The difference in the adoption of first names between crossref and MedLine/PubMed also highlights a risk in adopting scholarly knowledge graphs as infrastructure. Scholarly Knowledge graphs have their own constraints on infrastructure, and make decisions on what is sustainable to present. Although enormously valuable, they are a disconnection point with the sources of truth they present. We can see this split starkly if we look at publications from those journals that chose not to create DOIs for their articles, relying instead just on the services provided by MedLine.

The shift to full names happened at different rates for men and women, and at least for publications associated with pubmed, technology influenced the practice

With the benefit of gender guessing technology, we note that progress towards first names has occurred at different rates for men and women. This is particularly stark for publications in PubMed.

Why is there a jump in 2002? As mentioned above, 2002 was the year that you could start to interact with author first names, with pubmed and medline incorporating it into their search. Although we cannot draw a direct causal connection, it is tempting to make the argument that this subtle shift in critical technology used by almost all medical researchers had a small but important impact on making research more inclusive. When we look at articles that have both a PubMed ID and a DOI, we can see that in 2002 the average number of first names on papers associated with women rose by 17%, and 13% for men. This jump is not present in publications that have not been indexed by PubMed.

For medical disciplines associated with papers in pubmed, after 2002 there also is a distinct difference in the rate of first name transformation for men and women. The rate of change for men is less than half that of women, rising only 5% in 20 years, compared to 12%. For some disciplines then, this raises a methodological challenge in gender studies as (at least based on author records,) the changes in participation rates of women in science must be disentangled from changes in the visibility of women in science.

Embracing Initial Transformation

Finally, the transition from initials to first names has happened slowly and without advocacy. Whilst this has been to our advantage in identifying some of the axis along which research transformation occurs, an argument could be made that, if first names help provide us (imperfectly) access to the diversity of experiences that are brought to research, then the pace of change has not been fast enough. For instance, could more have been made of the use of ORCiD to facilitate the shift to using first names so that older works by the same researcher identified by an initial based moniker could be linked to newer works that use the researchers full first name?

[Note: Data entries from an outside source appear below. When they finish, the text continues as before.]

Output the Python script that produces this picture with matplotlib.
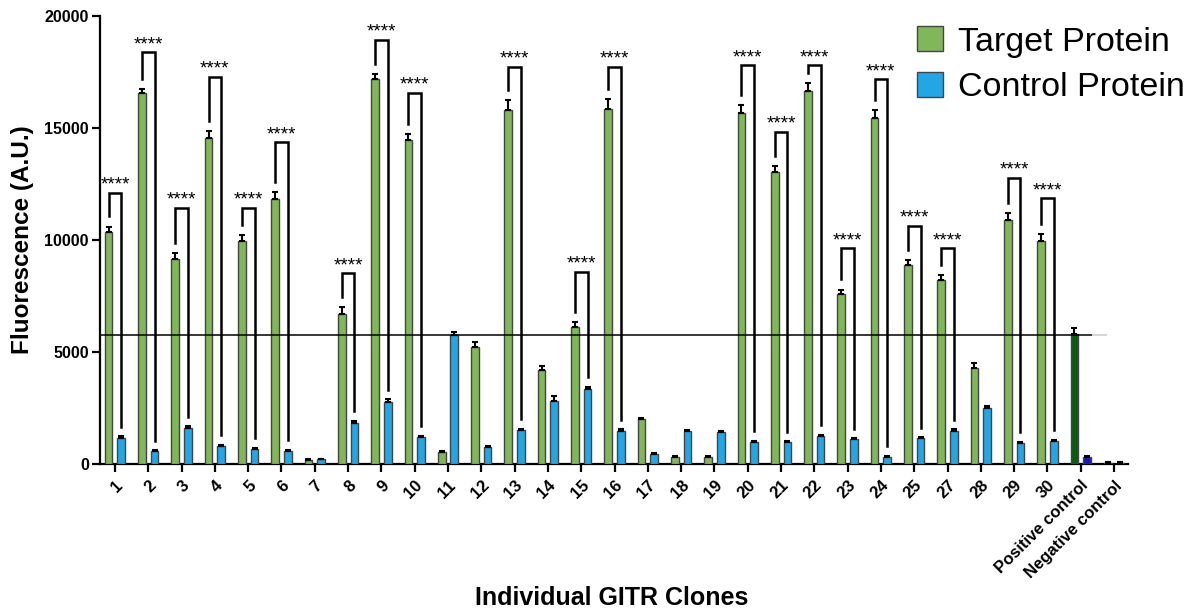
import numpy as np
import matplotlib
matplotlib.use('Agg')
import matplotlib.pyplot as plt
from matplotlib.patches import Patch

plt.rcParams['font.family'] = ['Liberation Sans', 'DejaVu Sans']

# Data
labels = [str(i) for i in range(1, 26)] + ['27', '28', '29', '30',
                                           'Positive control', 'Negative control']
target = [10350, 16550, 9140, 14540, 9955, 11830, 180, 6680, 17170, 14460,
          520, 5210, 15790, 4210, 6100, 15860, 1995, 330, 330, 15670,
          13040, 16670, 7600, 15430, 8880, 8200, 4300, 10890, 9970, 5790, 50]
target_err = [250, 180, 270, 340, 250, 310, 40, 340, 240, 270,
              60, 220, 460, 165, 240, 450, 80, 40, 50, 340,
              270, 330, 190, 370, 220, 250, 190, 330, 300, 270, 20]
control = [1170, 580, 1620, 820, 685, 595, 210, 1845, 2780, 1205,
           5760, 775, 1505, 2800, 3330, 1490, 430, 1455, 1430, 1000,
           980, 1250, 1100, 330, 1145, 1490, 2500, 950, 1030, 330, 60]
control_err = [60, 50, 70, 50, 50, 50, 30, 80, 120, 60,
               150, 50, 70, 240, 120, 70, 40, 60, 60, 50,
               50, 60, 60, 40, 60, 70, 80, 50, 50, 40, 20]

# significance brackets (group label, bracket top)
sig_groups = ['1', '2', '3', '4', '5', '6', '8', '9', '10', '13', '15', '16',
              '20', '21', '22', '23', '24', '25', '27', '29', '30']
sig_tops = [12110, 18380, 11450, 17290, 11450, 14360, 8510, 18930, 16580,
            17740, 8590, 17740, 17800, 14840, 17800, 9630, 17170, 10640,
            9630, 12780, 11860]

threshold = 5760

green = '#80b758'
blue = '#22a7e6'
edge = '#444444'

fig = plt.figure(figsize=(11.99, 6.10), dpi=100)
ax = fig.add_axes([0.0834, 0.2393, 0.8574, 0.7345])

x = np.arange(len(labels))
off = 0.19
w = 0.23

g_colors = [green] * len(labels)
b_colors = [blue] * len(labels)
g_colors[-2] = '#0b5c10'
b_colors[-2] = '#1414c8'

ax.bar(x - off, target, w, color=g_colors, edgecolor=edge, linewidth=1.0, zorder=3)
ax.bar(x + off, control, w, color=b_colors, edgecolor=edge, linewidth=1.0, zorder=3)

zeros = np.zeros(len(labels))
ax.errorbar(x - off, target, yerr=[zeros, target_err], fmt='none', ecolor='black',
            elinewidth=1.5, capsize=2.2, capthick=1.5, zorder=4)
ax.errorbar(x + off, control, yerr=[zeros, control_err], fmt='none', ecolor='black',
            elinewidth=1.5, capsize=2.2, capthick=1.5, zorder=4)

# threshold line
ax.hlines(threshold, -0.45, 29.35, color='black', lw=1.1, zorder=5)
ax.hlines(threshold, 29.35, 29.8, color='#cccccc', lw=1.1, zorder=5)

# brackets
for g, top in zip(sig_groups, sig_tops):
    i = labels.index(g)
    xl = i - off
    xr = i + off
    yl = target[i] + target_err[i] + 450
    yr = control[i] + control_err[i] + 420
    ax.plot([xl, xl, xr, xr], [yl, top, top, yr], color='black', lw=1.8,
            solid_joinstyle='miter', zorder=6, clip_on=False)
    ax.text(i, top - 40, '****', ha='center', va='bottom', fontsize=13.5,
            zorder=6)

ax.set_xlim(-0.45, 30.42)
ax.set_ylim(0, 20000)
ax.set_yticks([0, 5000, 10000, 15000, 20000])
ax.set_xticks(x)
ax.set_xticklabels(labels, rotation=45, ha='right', va='top',
                   rotation_mode='anchor', fontsize=12, fontweight='bold')
for t in ax.get_yticklabels():
    t.set_fontweight('bold')
    t.set_fontsize(11.5)

ax.spines['top'].set_visible(False)
ax.spines['right'].set_visible(False)
ax.spines['left'].set_linewidth(1.6)
ax.spines['bottom'].set_linewidth(1.6)
ax.tick_params(axis='both', length=6, width=1.6, direction='out')
ax.tick_params(axis='x', pad=4)
ax.tick_params(axis='y', pad=2)

ax.set_ylabel('Fluorescence (A.U.)', fontsize=17.5, fontweight='bold')
ax.yaxis.set_label_coords(-0.064, 0.5)
fig.text(0.51, 0.008, 'Individual GITR Clones', ha='center', va='baseline',
         fontsize=18, fontweight='bold')

handles = [Patch(facecolor=green, edgecolor=edge, linewidth=1.0),
           Patch(facecolor=blue, edgecolor=edge, linewidth=1.0)]
fig.legend(handles, ['Target Protein', 'Control Protein'], loc='upper left',
           bbox_to_anchor=(0.765, 0.957), frameon=False, fontsize=24.5,
           handlelength=0.75, handleheight=0.75, handletextpad=0.45,
           labelspacing=0.42, borderpad=0.0, borderaxespad=0.0)

fig.savefig('out.png', dpi=100)
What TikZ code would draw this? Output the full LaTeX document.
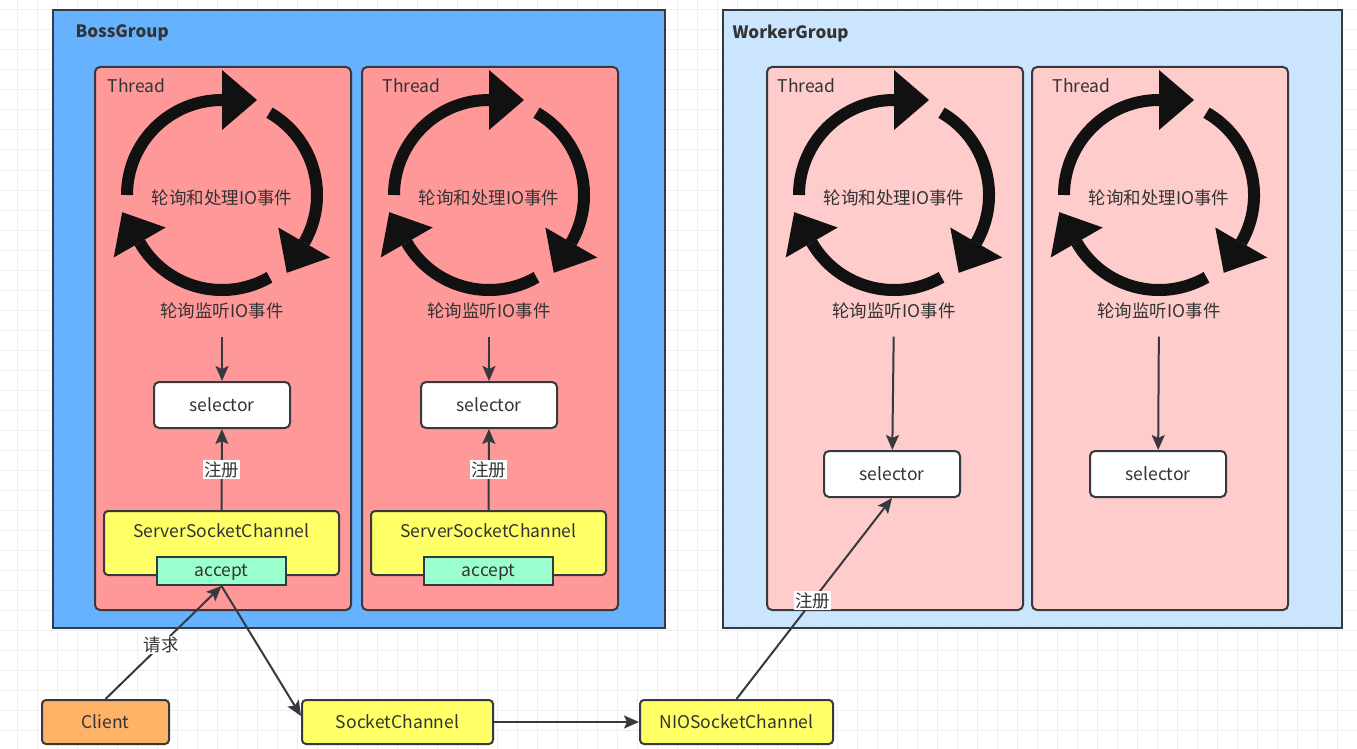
\documentclass[tikz,border=0pt]{standalone}
\usepackage{fontspec}
\setmainfont{Noto Sans CJK SC}
\usepackage{tikz}
\usetikzlibrary{arrows.meta, positioning, calc}
\definecolor{bossblue}{HTML}{66B2FF}
\definecolor{workerblue}{HTML}{CCE5FF}
\definecolor{threadred}{HTML}{FF9999}
\definecolor{threadpink}{HTML}{FFCCCC}
\definecolor{chanyellow}{HTML}{FFFF66}
\definecolor{acceptmint}{HTML}{99FFCC}
\definecolor{clientorange}{HTML}{FFB366}
\definecolor{edgegray}{HTML}{36393D}
\definecolor{txtgray}{HTML}{333333}
\definecolor{gridgray}{HTML}{EFEFEF}
\definecolor{loopblack}{HTML}{111111}

\tikzset{
    group/.style={draw=edgegray, line width=2pt, anchor=north west, inner sep=0pt,
        minimum height=618pt},
    thread/.style={draw=edgegray, line width=2pt, rounded corners=5pt, anchor=north west,
        inner sep=0pt, minimum width=256pt, minimum height=543pt},
    sel/.style={draw=edgegray, fill=white, line width=2pt, rounded corners=5pt,
        minimum width=136pt, minimum height=46pt},
    chan/.style={draw=edgegray, fill=chanyellow, line width=2pt, rounded corners=4pt,
        minimum height=44pt},
    conn/.style={draw=edgegray, line width=2pt, -{Stealth[length=15pt,width=13pt,inset=3pt]}},
    tag/.style={fill=white, inner sep=1pt},
    loopline/.style={draw=loopblack, line width=12pt},
}

\begin{document}
\begin{tikzpicture}[x=1pt, y=1pt, font=\fontsize{17.5}{20}\selectfont, text=txtgray]
\useasboundingbox (0,0) rectangle (1357,-749);

% background grid
\fill[white] (0,0) rectangle (1357,-749);
\begin{scope}
    \clip (0,0) rectangle (1357,-749);
    \draw[gridgray, line width=1pt, shift={(17,-10)}] (-40,-780) grid[step=20] (1360,20);
\end{scope}

% groups
\node[group, fill=bossblue, minimum width=612pt] (boss) at (52,-9) {};
\node[group, fill=workerblue, minimum width=619pt] (worker) at (722,-9) {};
\node[anchor=west, font=\fontsize{17}{20}\selectfont\bfseries] (bosstitle) at (72,-33) {BossGroup};
\node[anchor=west, font=\fontsize{17}{20}\selectfont\bfseries] (workertitle) at (729,-33) {WorkerGroup};

% threads
\foreach \n/\x/\c/\t in {bthreadA/94/threadred/10, bthreadB/361/threadred/18,
                         wthreadA/766/threadpink/8, wthreadB/1031/threadpink/18} {
    \node[thread, fill=\c] (\n) at (\x,-66) {};
    \node[anchor=west] (\n title) at (\x+\t,-86) {Thread};
}

% event loops
\foreach \n/\x in {A/222, B/489, C/894, D/1159} {
    \coordinate (loop\n) at (\x,-195);
    \foreach \s/\e in {180/90, 60/-30, -60/-150} {
        \draw[loopline] ($(loop\n)+(\s:95)$) arc[start angle=\s, end angle=\e, radius=95];
        \fill[loopblack] ($(loop\n)+(\e:65)$) -- ($(loop\n)+(\e:125)$)
            -- ($(loop\n)+(\e:95)+(\e-90:35)$) -- cycle;
    }
    \node (work\n) at (\x,-198) {轮询和处理IO事件};
    \node (poll\n) at (\x,-311) {轮询监听IO事件};
}

% selectors
\node[sel] (bselA) at (222,-405) {selector};
\node[sel] (bselB) at (489,-405) {selector};
\node[sel] (wselA) at (892,-474) {selector};
\node[sel] (wselB) at (1158,-474) {selector};

% server channels
\foreach \n/\x in {A/221.5, B/488.5} {
    \node[chan, minimum width=235pt, minimum height=64pt] (ssc\n) at (\x,-543) {};
    \node[below=10pt of ssc\n.north] (ssc\n text) {ServerSocketChannel};
    \node[draw=edgegray, fill=acceptmint, line width=2pt, minimum width=129pt,
        minimum height=28pt, inner sep=0pt, text depth=2pt] (accept\n) at (\x,-571) {accept};
}

% bottom row
\node[chan, fill=clientorange, minimum width=127pt] (client) at (105.5,-722) {Client};
\node[chan, minimum width=191pt] (sockch) at (397.5,-722) {SocketChannel};
\node[chan, minimum width=193pt] (niosock) at (736.5,-722) {NIOSocketChannel};

% connectors
\draw[conn, shorten <=14pt] (pollA) -- (bselA);
\draw[conn, shorten <=14pt] (pollB) -- (bselB);
\draw[conn, shorten <=14pt] (pollC) -- (wselA);
\draw[conn, shorten <=14pt] (pollD) -- (wselB);
\draw[conn] (sscA) -- node[tag] {注册} (bselA);
\draw[conn] (sscB) -- node[tag] {注册} (bselB);
\draw[conn] (client.north) -- node[tag, pos=0.48] {请求} (acceptA.south);
\draw[conn] (acceptA.south) -- ([yshift=6pt]sockch.west);
\draw[conn] (sockch) -- (niosock);
\draw[conn] (niosock.north) -- node[tag, pos=0.49] {注册} (wselA.south);
\end{tikzpicture}
\end{document}
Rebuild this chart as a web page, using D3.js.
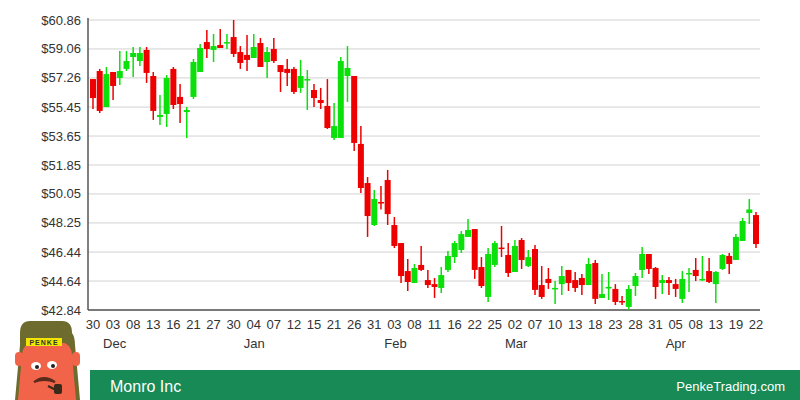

The transformation away from name formalism of course does not stop at author bylines. Name formalism is also embraced in reference formats. It could be argued that even within a paper, this formalism suppresses the diversity signal in the research that we encounter. Reference styles were defined in a different era with physical space constraints. Is it time to reconsider these conventions?
Within contribution statements that use the CRediT taxonomy, initials are also commonly employed to refer to authors. Here, this convention also creates disambiguation issues when two authors share the same surname and first initials. Here too, as the digital structure of a paper continues to evolve, we should be careful not to unquestioningly embed the naming conventions of a different era into our evolving metadata standards.